■ **What the task asks**
No pictures go into the copy. Write out exactly the lines below from the one containing "Give me the matplotlib source for this chart." through the one containing "ax.spines['bottom'].set_linewidth(1.0)".

──────────────────────────────

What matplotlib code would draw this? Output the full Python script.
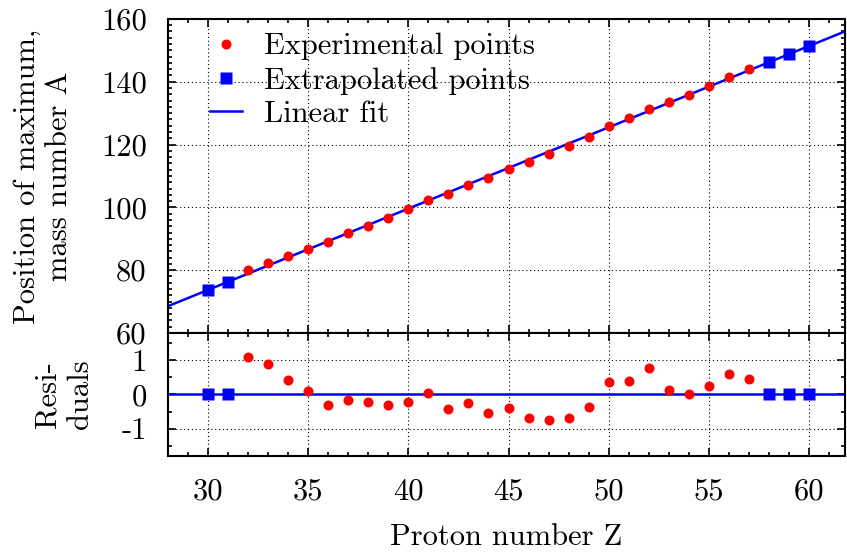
import matplotlib
matplotlib.use("Agg")
import matplotlib.pyplot as plt
from matplotlib.ticker import MultipleLocator

# -------- DATA --------
Z_exp = [32, 33, 34, 35, 36, 37, 38, 39, 40, 41, 42, 43, 44, 45,
         46, 47, 48, 49, 50, 51, 52, 53, 54, 55, 56, 57]
A_exp = [80.0, 82.4, 84.5, 86.7, 88.9, 91.7, 94.2, 96.7, 99.4, 102.2,
         104.35, 107.1, 109.4, 112.2, 114.45, 117.0, 119.6, 122.5, 125.9,
         128.5, 131.45, 133.4, 135.9, 138.7, 141.6, 144.1]
res_exp = [1.09, 0.89, 0.41, 0.09, -0.31, -0.16, -0.21, -0.31, -0.21, 0.05,
           -0.43, -0.26, -0.55, -0.40, -0.69, -0.76, -0.70, -0.38, 0.38,
           0.40, 0.77, 0.12, 0.01, 0.24, 0.59, 0.45]

Z_extra = [30, 31, 58, 59, 60]
A_extra = [73.7, 76.3, 146.2, 148.8, 151.4]
res_extra = [0, 0, 0, 0, 0]

fit_slope = 2.59
fit_intercept = -4.0
fit_range = [27, 63]

# -------- STYLE --------
plt.rcParams['font.family'] = 'serif'
plt.rcParams['font.serif'] = ['cmr10']
plt.rcParams['mathtext.fontset'] = 'cm'
plt.rcParams['axes.unicode_minus'] = False
plt.rcParams['font.size'] = 22

fig = plt.figure(figsize=(8.47, 5.56), dpi=100)
ax1 = fig.add_axes([0.198, 0.401, 0.800, 0.565])
ax2 = fig.add_axes([0.198, 0.180, 0.800, 0.221], sharex=ax1)

fit_y = [fit_slope * z + fit_intercept for z in fit_range]

ax1.plot(Z_exp, A_exp, 'o', color='red', ms=7.2, mec='none', label='Experimental points', zorder=3)
ax1.plot(Z_extra, A_extra, 's', color='blue', ms=8, mec='none', label='Extrapolated points', zorder=3)
ax1.plot(fit_range, fit_y, '-', color='blue', lw=1.8, label='Linear fit', zorder=2)

ax2.plot(fit_range, [0, 0], '-', color='blue', lw=1.8, zorder=2)
ax2.plot(Z_exp, res_exp, 'o', color='red', ms=7.2, mec='none', zorder=3)
ax2.plot(Z_extra, res_extra, 's', color='blue', ms=8, mec='none', zorder=3)

ax1.set_xlim(28, 61.8)
ax1.set_ylim(60, 160)
ax2.set_ylim(-1.8, 1.8)

ax1.xaxis.set_major_locator(MultipleLocator(5))
ax1.xaxis.set_minor_locator(MultipleLocator(1))
ax1.yaxis.set_major_locator(MultipleLocator(20))
ax1.yaxis.set_minor_locator(MultipleLocator(2))
ax2.yaxis.set_major_locator(MultipleLocator(1))
ax2.yaxis.set_minor_locator(MultipleLocator(0.5))

for ax in [ax1, ax2]:
    ax.grid(True, which='major', color='black', ls=(0, (1, 2.5)), lw=0.8)
    ax.tick_params(which='both', direction='in', top=True, right=True, width=1.2, pad=15)
    ax.tick_params(which='major', length=6)
    ax.tick_params(which='minor', length=3)
    for s in ax.spines.values():
        s.set_linewidth(1.5)
    ax.set_axisbelow(True)

plt.setp(ax1.get_xticklabels(), visible=False)
ax2.tick_params(axis='x', pad=16)

ax1.set_ylabel('Position of maximum,\nmass number A', labelpad=20)
ax2.set_ylabel('Resi-\nduals', labelpad=20)
ax2.set_xlabel('Proton number Z', labelpad=13)
fig.align_ylabels([ax1, ax2])

ax1.legend(loc='upper left', bbox_to_anchor=(0.062, 0.955), frameon=False,
           handlelength=1.07, handletextpad=0.7, labelspacing=0.2,
           borderaxespad=0, borderpad=0, numpoints=1)

fig.savefig('out.png', dpi=100)
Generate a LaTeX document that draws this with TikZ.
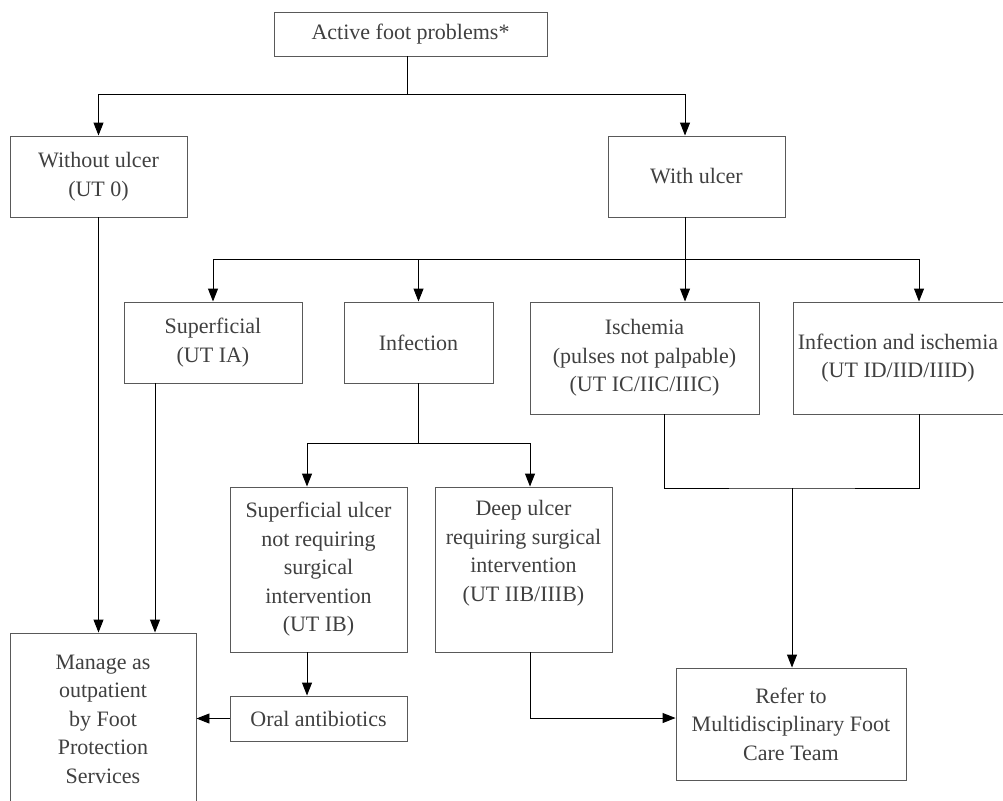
\documentclass[tikz,border=0pt]{standalone}
\usepackage{fontspec}
\setmainfont{Liberation Serif}
\usetikzlibrary{arrows.meta}
\begin{document}
\begin{tikzpicture}[x=1pt,y=-1pt,
  box/.style={draw=black!65, line width=0.95pt, inner sep=0pt, align=center,
    text=black!75, font=\fontsize{22}{28.5}\selectfont},
  conn/.style={line width=0.95pt, draw=black},
  arr/.style={conn, -{Triangle[length=13pt,width=10pt]}}]
\useasboundingbox (0,0) rectangle (1003,800);
\fill[white] (0,0) rectangle (1003,800);

\node[box, minimum width=273pt, minimum height=44pt] (act) at (410.5,34) {Active foot problems*};
\node[box, minimum width=177pt, minimum height=81pt] (wo) at (98.5,176.5) {Without ulcer\\(UT 0)};
\node[box, minimum width=177pt, minimum height=81pt] (wu) at (696.5,176.5) {With ulcer};
\node[box, minimum width=178pt, minimum height=81pt] (sup) at (213,342.5) {Superficial\\(UT IA)};
\node[box, minimum width=149pt, minimum height=81pt] (inf) at (418.5,342.5) {Infection};
\node[box, minimum width=229pt, minimum height=112pt] (isc) at (644.5,358) {Ischemia\\(pulses not palpable)\\(UT IC/IIC/IIIC)};
\node[box, minimum width=210pt, minimum height=112pt] (ii) at (898,358) {Infection and ischemia\\(UT ID/IID/IIID)};
\node[box, minimum width=177pt, minimum height=165pt] (su) at (318.5,569.5) {Superficial ulcer\\not requiring\\surgical\\intervention\\(UT IB)};
\node[box, minimum width=177pt, minimum height=165pt] (deep) at (523.5,569.5) {Deep ulcer\\requiring surgical\\intervention\\(UT IIB/IIIB)\\\strut};
\node[box, minimum width=177pt, minimum height=45pt] (oral) at (318.5,718.5) {Oral antibiotics};
\node[box, minimum width=186pt, minimum height=172pt] (man) at (103,719) {Manage as\\outpatient\\by Foot\\Protection\\Services};
\node[box, minimum width=230pt, minimum height=112pt] (ref) at (791,724) {Refer to\\Multidisciplinary Foot\\Care Team};

% top split
\coordinate (j1) at (407,94);
\draw[conn] ([xshift=-3.5pt]act.south) -- (j1);
\draw[arr] (j1) -| (wo.north);
\draw[arr] (j1) -| ([xshift=-11.5pt]wu.north);

% with ulcer split
\coordinate (j2) at (685,259);
\draw[conn] ([xshift=-11.5pt]wu.south) -- (j2);
\draw[arr] (j2) -- (j2 |- isc.north);
\draw[arr] (j2) -| (sup.north);
\draw[arr] (j2) -| (inf.north);
\draw[arr] (j2) -| ([xshift=21pt]ii.north);

% infection split
\coordinate (j3) at (418.5,443);
\draw[conn] (inf.south) -- (j3);
\draw[arr] (j3) -| ([xshift=-11.5pt]su.north);
\draw[arr] (j3) -| ([xshift=6.5pt]deep.north);

% ischemia merge
\coordinate (j4) at (792,488);
\draw[conn] ([xshift=19.5pt]isc.south) |- (j4) -| ([xshift=21pt]ii.south);
\draw[arr] (j4) -- (j4 |- ref.north);

% deep to refer
\draw[arr] ([xshift=6.5pt]deep.south) |- ([yshift=6pt]ref.west);

% superficial ulcer to oral antibiotics to manage
\draw[arr] ([xshift=-11.5pt]su.south) -- ([xshift=-11.5pt]oral.north);
\draw[arr] (oral.west) -- (oral.west -| man.east);

% to manage
\draw[arr] (wo.south) -- (wo.south |- man.north);
\coordinate (sb) at ([xshift=-58pt]sup.south);
\draw[arr] (sb) -- (sb |- man.north);
\end{tikzpicture}
\end{document}
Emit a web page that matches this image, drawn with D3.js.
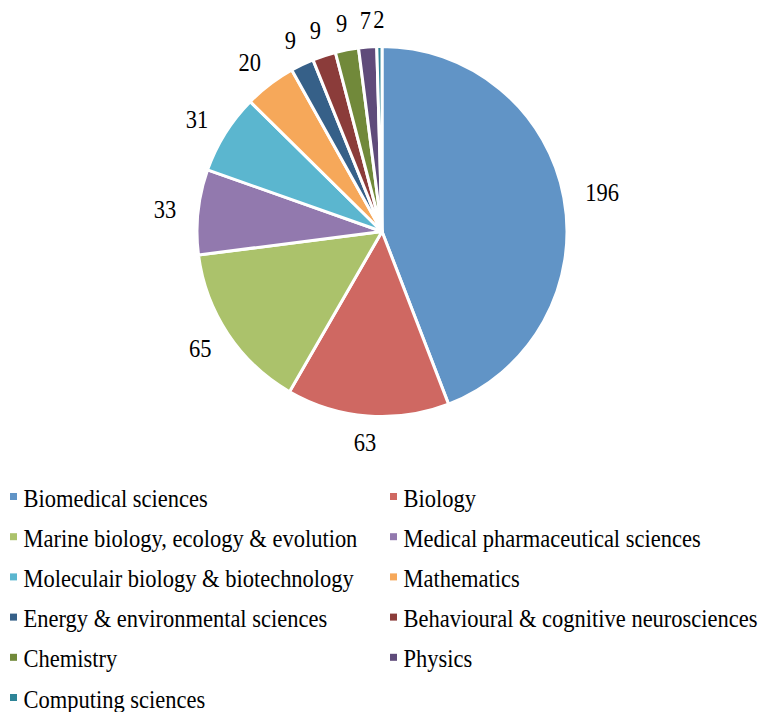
<!DOCTYPE html>
<html><head><meta charset="utf-8"><script src="https://cdn.jsdelivr.net/npm/d3@7"></script></head>
<body style="margin:0">
<script>
const categories = [
  'Biomedical sciences', 'Biology', 'Marine biology, ecology & evolution',
  'Medical pharmaceutical sciences', 'Moleculair biology & biotechnology',
  'Mathematics', 'Energy & environmental sciences',
  'Behavioural & cognitive neurosciences', 'Chemistry', 'Physics', 'Computing sciences'
]
const values = [196, 63, 65, 33, 31, 20, 9, 9, 9, 7, 2]
const colors = [
  '#6194c6', '#cf6862', '#abc26b', '#9279ae', '#5bb6cf', '#f6a85a',
  '#366088', '#8b3c3a', '#71893a', '#5f4b7a', '#2e8497'
]

const width = 765, height = 712
const cx = 382, cy = 231.5, r = 185
const fontSize = 25, squeeze = 0.9

const svg = d3.select('body').append('svg')
    .attr('width', width)
    .attr('height', height)
    .attr('font-family', 'Times New Roman')
    .attr('font-size', fontSize)

const data = categories.map((c, i) => ({ name: c, value: values[i], color: colors[i] }))

const pie = d3.pie().sort(null).value(d => d.value)
const arcs = pie(data)
const arc = d3.arc().innerRadius(0).outerRadius(r)

svg.append('g').attr('transform', `translate(${cx},${cy})`)
  .selectAll('path')
    .data(arcs).enter()
    .append('path')
    .attr('d', arc)
    .attr('fill', d => d.data.color)
    .attr('stroke', '#fff')
    .attr('stroke-width', 3)
    .attr('stroke-linejoin', 'round')

// labels outside end
const gap = 15, padW = 14, boxH = 24
arcs.forEach(d => {
    const t = svg.append('text')
        .attr('text-anchor', 'middle')
        .text(d.data.value)
    const a = (d.startAngle + d.endAngle) / 2
    const w = t.node().getComputedTextLength() * squeeze + padW
    const s = Math.sin(a), c = Math.cos(a)
    const x = cx + s * (r + gap) + s * w / 2
    const y = cy - c * (r + gap) - c * boxH / 2 + 8.5
    t.attr('transform', `translate(${x},${y}) scale(${squeeze},1)`)
})

// legend
const colX = [10, 390]
const rowTop = d3.range(6).map(i => 493 + i * 40.2)
data.forEach((d, i) => {
    const x = colX[i % 2], y = rowTop[Math.floor(i / 2)]
    svg.append('rect')
        .attr('x', x).attr('y', y)
        .attr('width', 7).attr('height', 7)
        .attr('fill', d.color)
    svg.append('text')
        .attr('transform', `translate(${x + 13.5},${y + 13.5}) scale(${squeeze},1)`)
        .text(d.name)
})
</script></body></html>
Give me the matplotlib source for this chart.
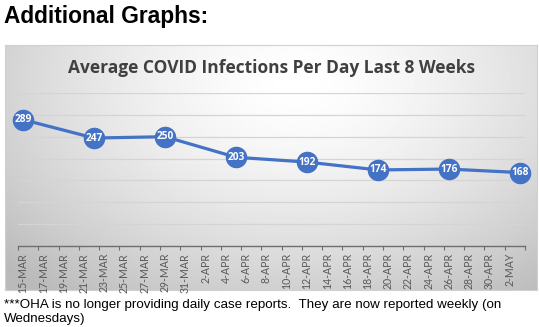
import numpy as np
import pandas as pd
import matplotlib
matplotlib.use('Agg')
import matplotlib.pyplot as plt

# weekly averages (infections per day)
week_dates = ['2020-03-15', '2020-03-22', '2020-03-29', '2020-04-05',
              '2020-04-12', '2020-04-19', '2020-04-26', '2020-05-03']
avg_cases = [289, 247, 250, 203, 192, 174, 176, 168]

start = pd.Timestamp('2020-03-15')
end = pd.Timestamp('2020-05-03')
tick_dates = pd.date_range(start, '2020-05-02', freq='2D')
tick_labels = [f"{d.day}-{d.strftime('%b').upper()}" for d in tick_dates]

W, H = 539, 327
fig = plt.figure(figsize=(W / 100, H / 100), dpi=100)
fig.patch.set_facecolor('white')


def box(x0, y0, x1, y1):
    # pixel box (top-left origin) -> figure fraction rect
    return [x0 / W, 1 - y1 / H, (x1 - x0) / W, (y1 - y0) / H]


# chart panel with a soft radial grey gradient
bg = fig.add_axes(box(5, 45, 537, 290))
yy, xx = np.mgrid[0:1:200j, 0:1:400j]
r = np.sqrt(((xx - 0.55) / 0.75) ** 2 + ((yy - 0.15) / 1.1) ** 2)
shade = 1.0 - 0.27 * np.clip(r, 0, 1) ** 1.5
bg.imshow(shade, cmap='gray', vmin=0, vmax=1, aspect='auto',
          extent=[0, 1, 1, 0], interpolation='bilinear')
bg.set_xticks([])
bg.set_yticks([])
for s in bg.spines.values():
    s.set_color('#d0d0d0')
    s.set_linewidth(0.8)

bg.text(0.5, 0.905, 'Average COVID Infections Per Day Last 8 Weeks',
        transform=bg.transAxes, ha='center', va='center',
        fontsize=12.5, fontweight='bold', color='#404040', family='Open Sans')

# plotting area
ax = fig.add_axes(box(18, 93, 525, 246))
ax.patch.set_alpha(0)
x = [(pd.Timestamp(d) - start).days for d in week_dates]
ax.set_xlim(-0.5, (end - start).days + 0.5)
ax.set_ylim(0, 350)
ax.set_yticks(np.arange(50, 351, 50))
ax.yaxis.grid(True, color='#d4d4d4', linewidth=0.9)
ax.tick_params(axis='y', length=0, labelleft=False)
for side in ['top', 'right', 'left']:
    ax.spines[side].set_visible(False)
ax.spines['bottom'].set_color('#6e6e6e')
ax.spines['bottom'].set_linewidth(1.0)

ax.set_xticks([(d - start).days for d in tick_dates])
ax.set_xticklabels(tick_labels, rotation=90, fontsize=7.6, color='#595959',
                   family='Lato')
ax.tick_params(axis='x', length=0, pad=5)
ax.set_xticks(np.arange(-0.5, (end - start).days + 1, 2), minor=True)
ax.tick_params(axis='x', which='minor', length=3, width=0.8, color='#6e6e6e')

ax.plot(x, avg_cases, color='#4472C4', linewidth=2.3, marker='o',
        markersize=14.5, markerfacecolor='#4472C4', markeredgecolor='#4472C4',
        zorder=3, clip_on=False)
for xi, v in zip(x, avg_cases):
    ax.text(xi, v, str(v), ha='center', va='center', fontsize=7.3,
            fontweight='bold', color='white', zorder=4, family='Open Sans')

fig.text(4 / W, 1 - 16 / H, 'Additional Graphs:', ha='left', va='center',
         fontsize=16.4, fontweight='bold', family='Liberation Sans', color='black')
fig.text(4 / W, 1 - 312 / H,
         '***OHA is no longer providing daily case reports.  They are now reported weekly (on\nWednesdays)',
         ha='left', va='center', fontsize=9.6, family='Liberation Sans',
         color='black', linespacing=1.25)

fig.savefig('out.png', dpi=100)
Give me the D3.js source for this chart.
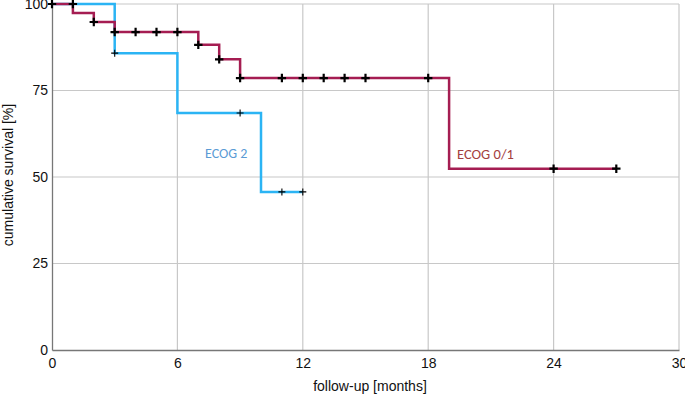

──────────────────────────────

■ **Task answer**
Give me the matplotlib source for this chart.
import numpy as np
import pandas as pd
import matplotlib
matplotlib.use('Agg')
import matplotlib.pyplot as plt

# weekly averages (infections per day)
week_dates = ['2020-03-15', '2020-03-22', '2020-03-29', '2020-04-05',
              '2020-04-12', '2020-04-19', '2020-04-26', '2020-05-03']
avg_cases = [289, 247, 250, 203, 192, 174, 176, 168]

start = pd.Timestamp('2020-03-15')
end = pd.Timestamp('2020-05-03')
tick_dates = pd.date_range(start, '2020-05-02', freq='2D')
tick_labels = [f"{d.day}-{d.strftime('%b').upper()}" for d in tick_dates]

W, H = 539, 327
fig = plt.figure(figsize=(W / 100, H / 100), dpi=100)
fig.patch.set_facecolor('white')


def box(x0, y0, x1, y1):
    # pixel box (top-left origin) -> figure fraction rect
    return [x0 / W, 1 - y1 / H, (x1 - x0) / W, (y1 - y0) / H]


# chart panel with a soft radial grey gradient
bg = fig.add_axes(box(5, 45, 537, 290))
yy, xx = np.mgrid[0:1:200j, 0:1:400j]
r = np.sqrt(((xx - 0.55) / 0.75) ** 2 + ((yy - 0.15) / 1.1) ** 2)
shade = 1.0 - 0.27 * np.clip(r, 0, 1) ** 1.5
bg.imshow(shade, cmap='gray', vmin=0, vmax=1, aspect='auto',
          extent=[0, 1, 1, 0], interpolation='bilinear')
bg.set_xticks([])
bg.set_yticks([])
for s in bg.spines.values():
    s.set_color('#d0d0d0')
    s.set_linewidth(0.8)

bg.text(0.5, 0.905, 'Average COVID Infections Per Day Last 8 Weeks',
        transform=bg.transAxes, ha='center', va='center',
        fontsize=12.5, fontweight='bold', color='#404040', family='Open Sans')

# plotting area
ax = fig.add_axes(box(18, 93, 525, 246))
ax.patch.set_alpha(0)
x = [(pd.Timestamp(d) - start).days for d in week_dates]
ax.set_xlim(-0.5, (end - start).days + 0.5)
ax.set_ylim(0, 350)
ax.set_yticks(np.arange(50, 351, 50))
ax.yaxis.grid(True, color='#d4d4d4', linewidth=0.9)
ax.tick_params(axis='y', length=0, labelleft=False)
for side in ['top', 'right', 'left']:
    ax.spines[side].set_visible(False)
ax.spines['bottom'].set_color('#6e6e6e')
ax.spines['bottom'].set_linewidth(1.0)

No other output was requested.